As there are only ten rows to work with, you might need to reset all rows in
order to create space to generate new, other rows. The command ROWINI causes
WHAT IF to irreversibly wipe out all previously generated rows, and all
information about them. Be aware that you do not have to empty a row before
you can write in it. After all rows have been filled, WHAT IF by default
overwrites the ten-th row, but you can by hand overwrite every row you want.
WHAT IF has two ways of backing up rows. The one way is row by row, the other
is all rows together. This feature allows CPU intensive search results to be
stored for future sessions. One should be aware however that very strange
things can happen if rows are restored at a moment that the soup contents
is different from the momemnt that the rows were backed up.
The command MAKROW will cause WHAT IF to prompt you for the number of a row,
and a file name.

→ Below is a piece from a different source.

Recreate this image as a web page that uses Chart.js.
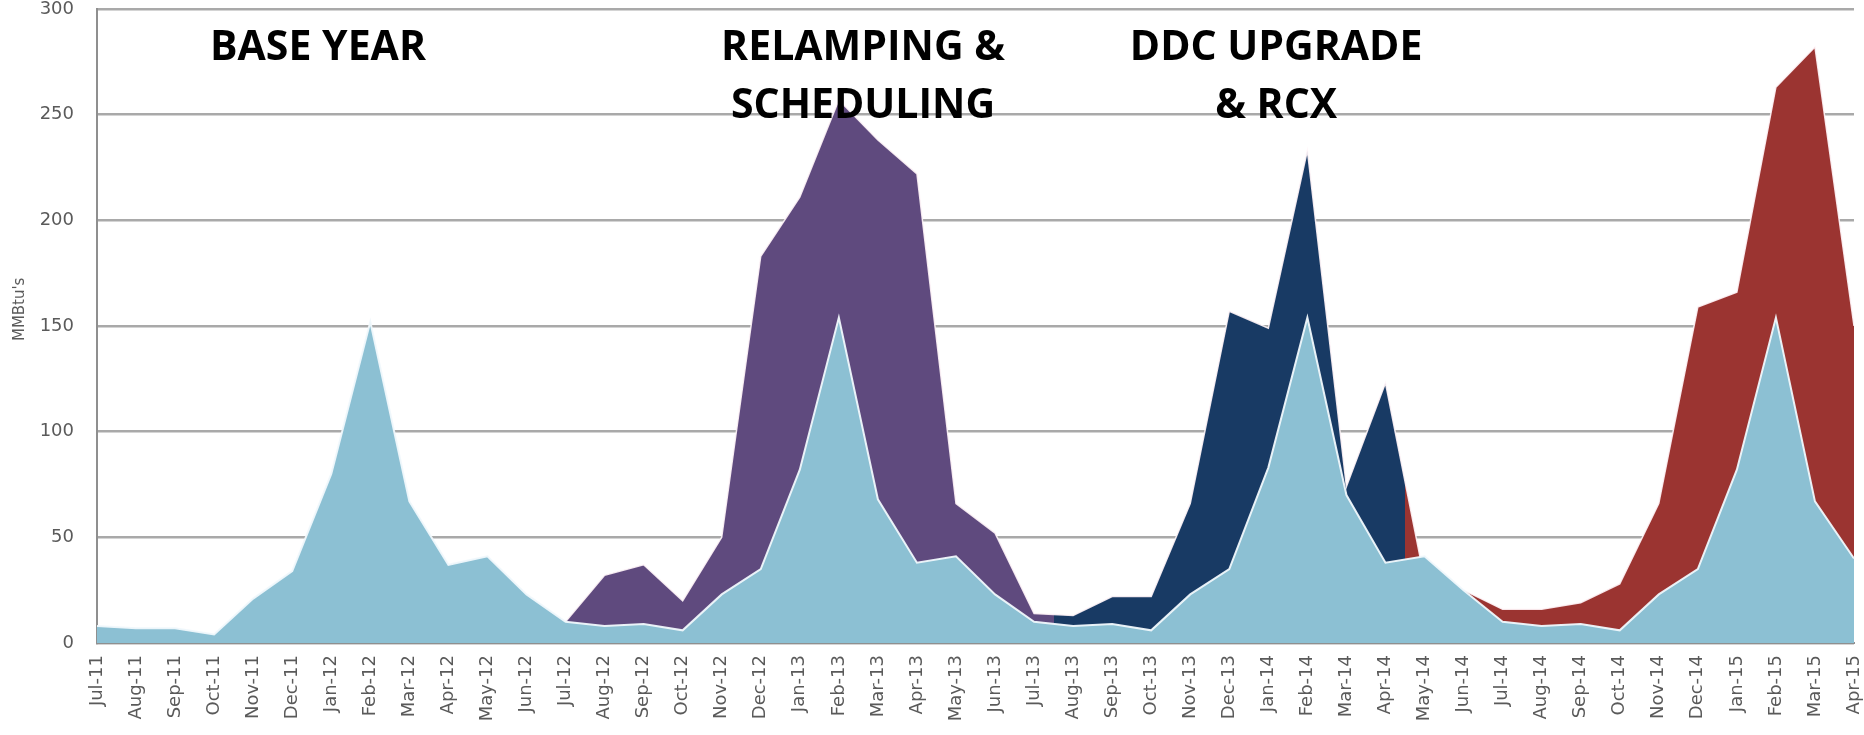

The row given will be saved in that file. You can later
retrieve the row with the GETROW command.
The command GETROW will cause WHAT IF to prompt you for the name of a row file.
This file must be created with the MAKROW command. It will read the file, and
store the row in the first available free row (or overwrite row 10 if no free
rows are available). Be aware that very strange things can happed in case
the row that you read does not belong with the present soup contents.
The command SAVROW will cause WHAT IF to prompt you for a file name. It will
then store all presently information about rows in this file. Use the command
RESROW to retrieve the data later.
The command RESROW will cause WHAT IF to prompt you for the name of a file
created with the SAVROW command. It will then initialize all information about
rows presently in memory, and read all information from this file. Be aware
the very strange things can happen if the soup is different now from the
moment that the file was written with the SAVROW command.